2. There should be no interference by a public authority with the exercise of this right except such as is in accordance with the law and is necessary in a democratic society in the interests of national security, public safety or the economic well-being of the country, for the prevention of disorder or crime, for the protection of health or morals, or for the protection of the rights and freedoms of others.

  1. The burden of proof is on the Appellant to show that Article 8 is engaged. The standard of proof is a balance of probability.
  2. I have adopted the five stage approach advocated in Razgar [2004] UKHL 27, which indicates that the following questions should be considered;

(i)Will the proposed removal be an interference by a public authority with the exercise of the applicant’s right to respect for his private or (as the case may be) family life?

(ii)If so, will such interference have consequences of such gravity as potentially to engage the operation of Article 8?

(iii)If so, is such interference in accordance with the law?

(iv)If so, is such interference necessary in a democratic society in the interests of national security, public safety or the economic well-being of the country, for the prevention of disorder or crime, for the protection of health or morals, or for the protection of the rights and freedoms of others?

(v)If so, is such interference proportionate to the legitimate public end sought to be achieved?

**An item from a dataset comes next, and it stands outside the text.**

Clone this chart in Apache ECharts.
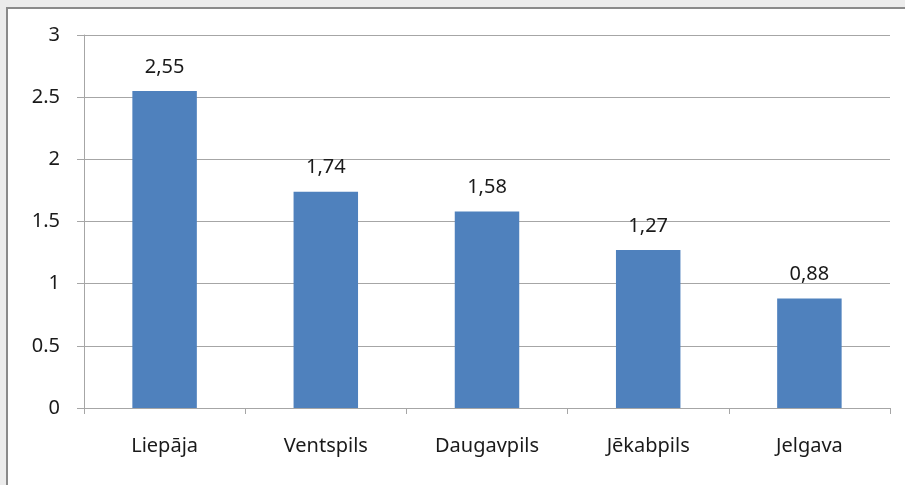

  1. The decision in Beoku-Betts [2008] UKHL 39 means that if Article 8 is engaged, Imust consider the family lives of all members of the family, not only the Appellant.
  2. Although Razgar relates to a removal case, I am satisfied that the principles are appropriate when considering an entry clearance appeal.
  3. I have regard to the guidance given in AG (Eritrea) [2007] EWCA Civ 801 at paragraph 28, in which it is stated, in summary, that while an interference with private or family life must be real if it is to engage Article 8(1) the threshold of engagement is not a specially high one.
  4. The Upper Tribunal in Adjei (visit visas– Article 8) [2015] UKUT 0261 (IAC) stated at paragraph 9 which I set out below in part,

The first question to be addressed in an appeal against refusal to grant entry clearance as a visitor where only human rights grounds are available is whether Article 8 of the ECHR is engaged at all. If it is not, which will not infrequently be the case, the Tribunal has no jurisdiction to embark upon an assessment of the decision of the ECO under the rules and should not do so.

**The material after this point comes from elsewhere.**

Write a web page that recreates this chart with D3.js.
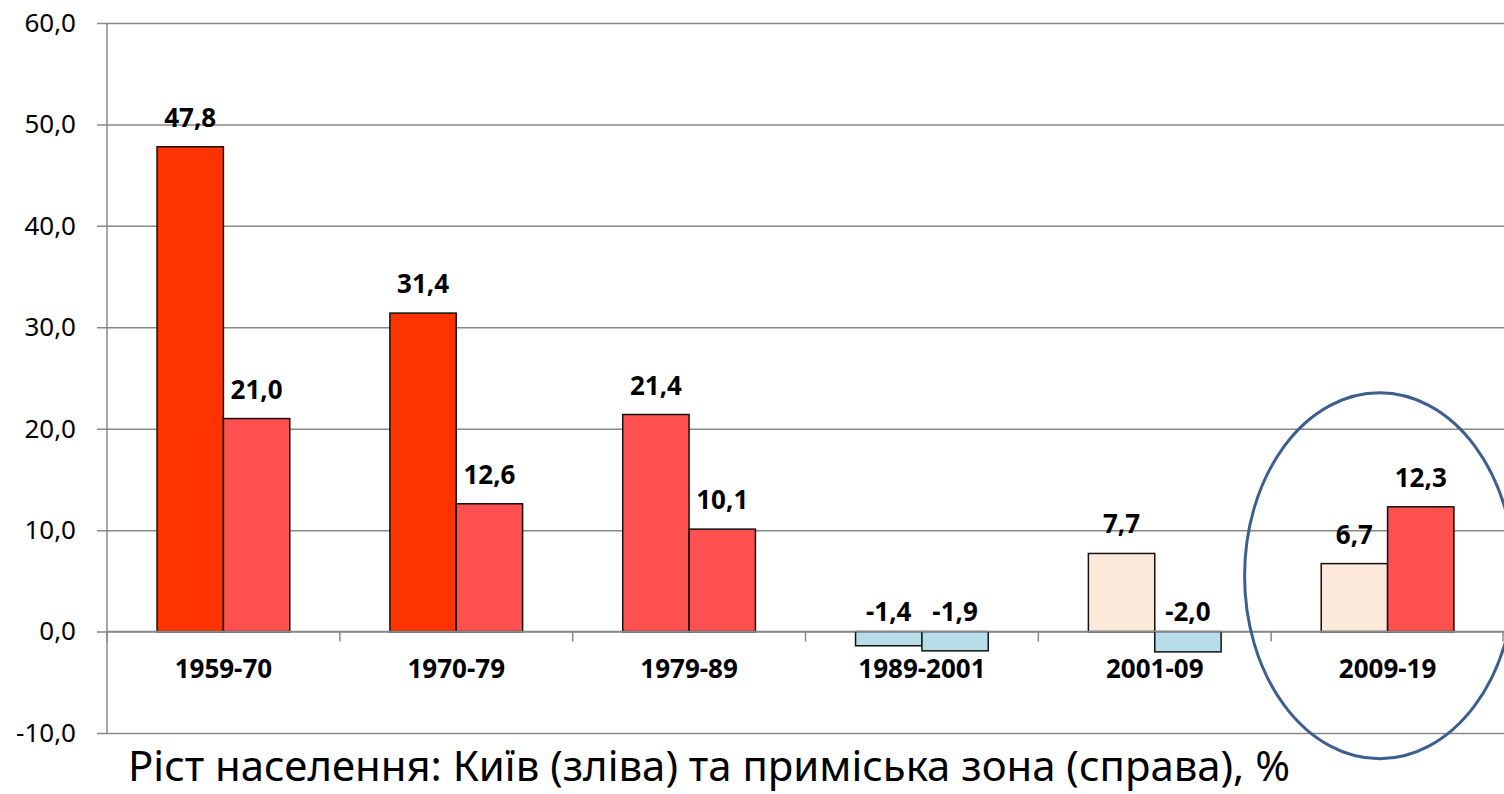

  1. The Upper Tribunal in Mostafa (Article 8 in entry clearance) [2015] UKUT 00112 (IAC) stated at paragraph 24 which I set out below in part;

Thus we refrain from suggesting that, in this type of case, any particular kind of relationship would always attract the protection of Article 8(1) or that other kinds of relationship would never come within its scope. We are, however, prepared to say that it will only be in very unusual circumstances that a person other than a close relative will be able to show that the refusal of entry clearance comes within the scope of Article 8(1). In practical terms this is likely to be limited to cases where the relationship is that of husband and wife or other close life partners or a parent and minor child and even then it will not necessarily be extended to cases where, for example, the proposed visit is based on a whim or will not add significantly to the time that the people involved spend together.

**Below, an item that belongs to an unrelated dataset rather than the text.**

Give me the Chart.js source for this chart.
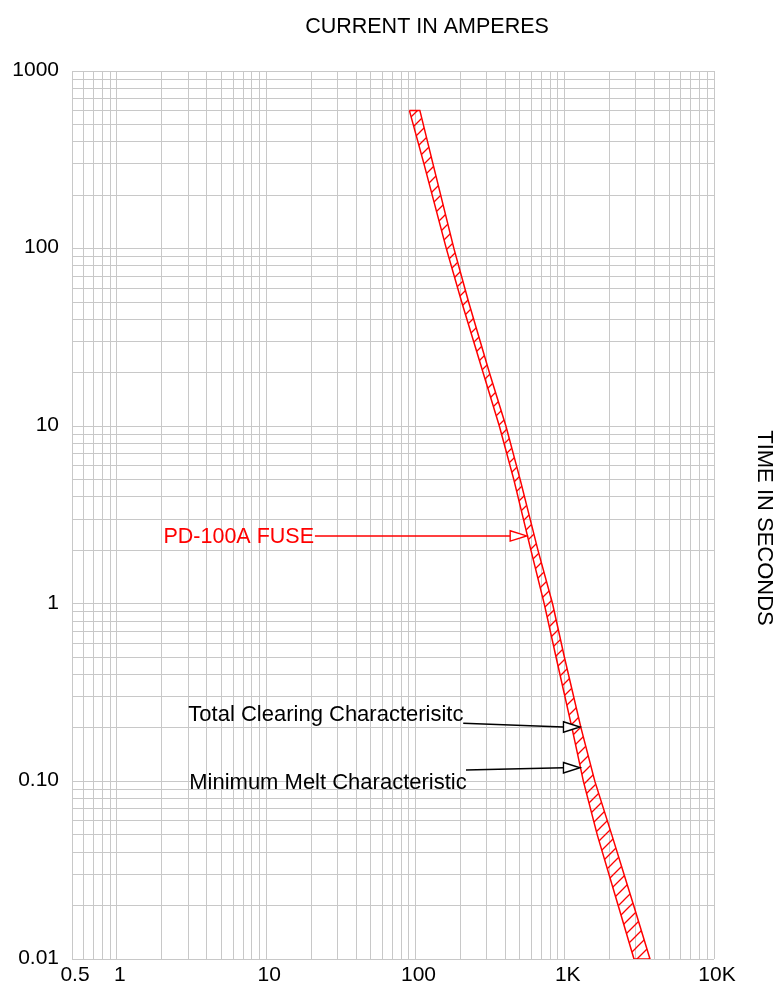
<!DOCTYPE html>
<html>
<head>
<meta charset="utf-8">
<script src="https://cdn.jsdelivr.net/npm/chart.js@4/dist/chart.umd.min.js"></script>
<style>
html,body{margin:0;padding:0;background:#ffffff;}
#wrap{width:777px;height:989px;}
</style>
</head>
<body>
<div id="wrap"><canvas id="c" width="777" height="989"></canvas></div>
<script>
// ---- data (current in A, time in s) ----
const timesSec       = [600, 300, 100, 50, 20, 10, 5, 2, 1, 0.5, 0.2, 0.1, 0.05, 0.02, 0.01];
const minMeltAmps    = [91, 114, 161, 204, 284, 365, 456, 594, 729, 875, 1118, 1334, 1652, 2281, 2911];
const totalClearAmps = [107, 131, 181, 227, 313, 404, 503, 662, 829, 995, 1285, 1592, 2067, 2897, 3726];

// ---- axes ----
const xGridValues = [0.5,0.6,0.7,0.8,0.9,
  1,2,3,4,5,6,7,8,9,
  10,20,30,40,50,60,70,80,90,
  100,200,300,400,500,600,700,800,900,
  1000,2000,3000,4000,5000,6000,7000,8000,9000,10000];
const yGridValues = [0.01,0.02,0.03,0.04,0.05,0.06,0.07,0.08,0.09,
  0.1,0.2,0.3,0.4,0.5,0.6,0.7,0.8,0.9,
  1,2,3,4,5,6,7,8,9,
  10,20,30,40,50,60,70,80,90,
  100,200,300,400,500,600,700,800,900,1000];
const xLabelValues = [0.5, 1, 10, 100, 1000, 10000];
const xLabelTexts  = ['0.5', '1', '10', '100', '1K', '10K'];
const yLabelValues = [0.01, 0.1, 1, 10, 100, 1000];
const yLabelTexts  = ['0.01', '0.10', '1', '10', '100', '1000'];

// ---- texts ----
const xTitle = 'CURRENT IN AMPERES';
const yTitle = 'TIME IN SECONDS';
const annotations = [
  { text: 'PD-100A FUSE', color: '#ff0000', textAmp: 2.05, textTime: 2.19, lineFromAmp: 21.2, tipAmp: 556, tipTime: 2.41, fromTime: 2.41, size: 21.5 },
  { text: 'Total Clearing Characterisitc', color: '#000000', textAmp: 3.01, textTime: 0.219, lineFromAmp: 209, fromTime: 0.2125, tipAmp: 1265, tipTime: 0.2025, size: 22 },
  { text: 'Minimum Melt Characteristic', color: '#000000', textAmp: 3.05, textTime: 0.0902, lineFromAmp: 218, fromTime: 0.1159, tipAmp: 1265, tipTime: 0.1194, size: 22 }
];

// band outline: min melt from top to bottom, then total clearing back up
const bandPoints = [];
for (let i = 0; i < timesSec.length; i++) bandPoints.push({ x: minMeltAmps[i], y: timesSec[i] });
for (let i = timesSec.length - 1; i >= 0; i--) bandPoints.push({ x: totalClearAmps[i], y: timesSec[i] });
bandPoints.push({ x: minMeltAmps[0], y: timesSec[0] });

function labelFor(v, vals, texts) {
  for (let i = 0; i < vals.length; i++) {
    if (Math.abs(v - vals[i]) / vals[i] < 1e-6) return texts[i];
  }
  return '';
}

const FONT = "'Liberation Sans', Arial, Helvetica, sans-serif";

function makeHatch(ctx) {
  const S = 12;
  const c = document.createElement('canvas');
  c.width = S; c.height = S;
  const g = c.getContext('2d');
  g.strokeStyle = '#ff0000';
  g.lineWidth = 1.3;
  g.beginPath();
  g.moveTo(-2, S + 2); g.lineTo(S + 2, -2);
  g.moveTo(-2, 2); g.lineTo(2, -2);
  g.moveTo(S - 2, S + 2); g.lineTo(S + 2, S - 2);
  g.stroke();
  return ctx.createPattern(c, 'repeat');
}

const hatchPlugin = {
  id: 'hatch',
  beforeDatasetsDraw(chart) {
    const meta = chart.getDatasetMeta(0);
    const pts = meta.data;
    if (!pts || !pts.length) return;
    const ctx = chart.ctx;
    const a = chart.chartArea;
    ctx.save();
    ctx.beginPath();
    ctx.rect(a.left, a.top, a.right - a.left, a.bottom - a.top);
    ctx.clip();
    ctx.beginPath();
    ctx.moveTo(pts[0].x, pts[0].y);
    for (let i = 1; i < pts.length; i++) ctx.lineTo(pts[i].x, pts[i].y);
    ctx.closePath();
    ctx.fillStyle = makeHatch(ctx);
    ctx.fill();
    ctx.restore();
  }
};

const textPlugin = {
  id: 'texts',
  afterDraw(chart) {
    const ctx = chart.ctx;
    const xs = chart.scales.x, ys = chart.scales.y;
    ctx.save();
    // top title
    ctx.fillStyle = '#000';
    ctx.font = '21.5px ' + FONT;
    ctx.textAlign = 'center';
    ctx.textBaseline = 'alphabetic';
    ctx.fillText(xTitle, 427, 33.3);
    // right title rotated
    ctx.save();
    ctx.translate(757.5, 528);
    ctx.rotate(Math.PI / 2);
    ctx.font = '22px ' + FONT;
    ctx.textAlign = 'center';
    ctx.textBaseline = 'alphabetic';
    ctx.fillText(yTitle, 0, 0);
    ctx.restore();
    // annotations
    for (const an of annotations) {
      const tx = xs.getPixelForValue(an.textAmp);
      const ty = ys.getPixelForValue(an.textTime);
      ctx.fillStyle = an.color;
      ctx.font = an.size + 'px ' + FONT;
      ctx.textAlign = 'left';
      ctx.textBaseline = 'alphabetic';
      ctx.fillText(an.text, tx, ty);
      const x0 = xs.getPixelForValue(an.lineFromAmp);
      const y0 = ys.getPixelForValue(an.fromTime);
      const x1 = xs.getPixelForValue(an.tipAmp);
      const y1 = ys.getPixelForValue(an.tipTime);
      const headLen = 16.5, headHalf = 5.2;
      const bx = x1 - headLen;
      ctx.strokeStyle = an.color;
      ctx.lineWidth = 1.4;
      ctx.beginPath();
      ctx.moveTo(x0, y0);
      ctx.lineTo(bx, y1);
      ctx.stroke();
      ctx.beginPath();
      ctx.moveTo(bx, y1 - headHalf);
      ctx.lineTo(x1, y1);
      ctx.lineTo(bx, y1 + headHalf);
      ctx.closePath();
      ctx.fillStyle = '#ffffff';
      ctx.fill();
      ctx.stroke();
    }
    ctx.restore();
  }
};

new Chart(document.getElementById('c'), {
  type: 'scatter',
  data: {
    datasets: [{
      data: bandPoints,
      showLine: true,
      borderColor: '#ff0000',
      borderWidth: 1.5,
      pointRadius: 0,
      pointHoverRadius: 0,
      tension: 0,
      fill: false
    }]
  },
  options: {
    responsive: false,
    animation: false,
    devicePixelRatio: 1,
    layout: { padding: { top: 71, right: 63, left: 0, bottom: 0 } },
    plugins: { legend: { display: false }, tooltip: { enabled: false }, title: { display: false } },
    scales: {
      x: {
        type: 'logarithmic',
        position: 'bottom',
        min: 0.5,
        max: 10000,
        afterBuildTicks: s => { s.ticks = xGridValues.map(v => ({ value: v })); },
        afterFit: s => { s.height = 30; },
        grid: { color: '#c8c8c8', lineWidth: 1, drawTicks: false },
        border: { display: false },
        ticks: {
          autoSkip: false, maxRotation: 0, minRotation: 0, padding: 4, labelOffset: 3,
          color: '#000', font: { family: FONT, size: 21 },
          callback: v => labelFor(v, xLabelValues, xLabelTexts)
        }
      },
      y: {
        type: 'logarithmic',
        position: 'left',
        min: 0.01,
        max: 1000,
        afterBuildTicks: s => { s.ticks = yGridValues.map(v => ({ value: v })); },
        afterFit: s => { s.width = 72; },
        grid: { color: '#c8c8c8', lineWidth: 1, drawTicks: false },
        border: { display: false },
        ticks: {
          autoSkip: false, padding: 13, labelOffset: -1,
          color: '#000', font: { family: FONT, size: 21 },
          callback: v => labelFor(v, yLabelValues, yLabelTexts)
        }
      }
    }
  },
  plugins: [hatchPlugin, textPlugin]
});
</script>
</body>
</html>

  1. In this appeal one of the main reasons for the proposed visit was to enable the Appellant to visit her elderly uncle who was in ill-health. Sadly he passed away before the FtT hearing took place. The Appellant indicated in her witness statement that she still wished to visit her family in Birmingham and London in the UK, and would like to attend the wedding of her niece on 30th July 2016. The Appellant confirmed that she has far more ties in Pakistan than in the UK, and that she only wished to undertake a short visit to have a holiday with her family members in the UK, which would include visiting her uncle’s grave.
  2. The Appellant has at least one adult sibling in the United Kingdom, that being Nisar Ahmed, and according to her daughter who gave evidence before the FtT, Khurshid Rehman, she has nine children, and two of those children live in Pakistan. There are seven children and 23 grandchildren in the United Kingdom and some great grandchildren. There are six grandchildren in Pakistan.
  3. I have to decide whether the Appellant has established family life with her relatives in the UK, that would engage Article 8. Perhaps the appropriate starting point is paragraph 25 of Kugathas [2003] EWCA Civ 31 in which Lady Justice Arden stated that family life is not established between an adult child and his surviving parent or other siblings unless something more exists than normal emotional ties. Such ties might exist if the Appellant was dependent on his family or vice versa. It is not essential that members of the family should be in the same country, although it will probably be exceptional if family life was found between family members living in different countries.
  4. I then move to consider Ghising [2012] UKUT 00160 (IAC) and note that paragraphs 50-62 of this decision were specifically approved by the Court of Appeal in Gurung and Others [2013] EWCA Civ 8. In Ghising it was accepted that the judgment in Kugathas had been interpreted too restrictively in the past and ought to be read in the light of subsequent decisions of the domestic and Strasbourg Courts. Family life may continue between parent and child even after the child has attained his majority.
  5. The Upper Tribunal found that the issue under Article 8(1) is highly fact sensitive. Rather than applying a blanket rule with regard to adult children, each case should be analysed on its own facts, to decide whether or not family life exists, within the meaning of Article 8(1).
  6. At paragraph 61 of Ghising there was reference to AA v United Kingdom (application no 8000/08), in which it was found that a significant factor will be whether or not the adult child has founded a family of his own. If he is still single and living with his parents, he is likely to enjoy family life with them.
  7. I have also considered Singh [2015] EWCA Civ 630 and I set out below paragraph 24;

24. I do not think that the judgments to which I have referred lead to any difficulty in determining the correct approach to Article 8 in cases involving adult children. In the case of adults, in the context of immigration control, there is no legal or factual presumption as to the existence or absence of family life for the purposes of Article 8. I point out that the approach of the European Commission for Human Rights cited approvingly in Kugathas did not include any requirement of exceptionality. It all depends on the facts. The love and affection between an adult and his parents or siblings will not of itself justify a finding of a family life. There has to be something more. A young adult living with his parents or siblings will normally have a family life to be respected under Article 8. A child enjoying a family life with his parents does not suddenly cease to have a family life at midnight as he turns 18 years of age. On the other hand, a young adult living independently of his parents may well not have a family life for the purposes of Article 8.